General information
- Type: Ultralight aircraft
- National origin: Austria
- Manufacturer: HB-Flugtechnik
- Designer: Heino Brditschka
- Status: In production (2015)

= HB-Flugtechnik Dandy =

Austrian ultralight aircraft

The HB-Flugtechnik Dandy is an Austrian ultralight aircraft that was designed by Heino Brditschka and produced by HB-Flugtechnik. The aircraft is supplied as a kit for amateur construction or as a complete ready-to-fly-aircraft.

==Design and development==
The Dandy was designed to comply with the Fédération Aéronautique Internationale microlight rules. It features a strut-braced high-wing, a two-seats-in-side-by-side configuration enclosed cockpit, fixed conventional landing gear and a single engine in tractor configuration.

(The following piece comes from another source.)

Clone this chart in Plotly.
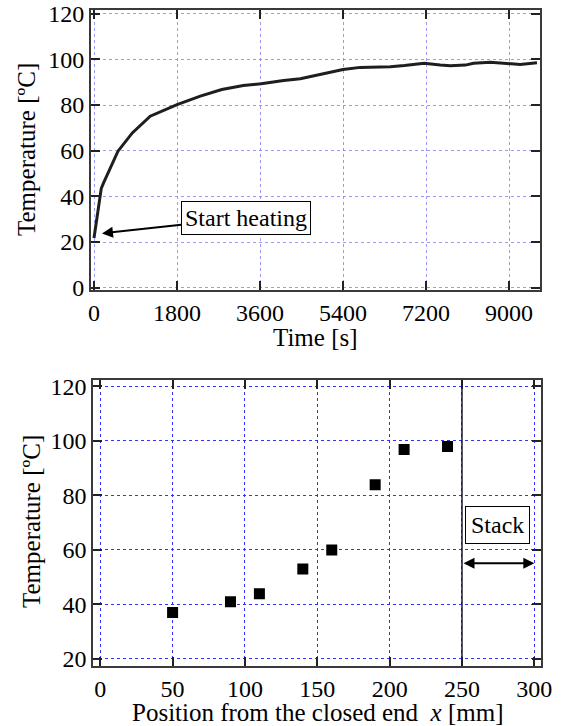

The aircraft fuselage is made from welded steel tubing, with the wings constructed from aluminum tubing and all surfaces covered in doped aircraft fabric. Its 9.6 m span wing has an area of 12.6 m2. The standard engine available is the 80 hp Rotax 912UL four-stroke powerplant.

==Variants==
- Dandy
Model with side-by-side seating. In production, 2015.
- Cubby
Model with tandem seating, resembling a Piper J-3 Cub. In production, 2015.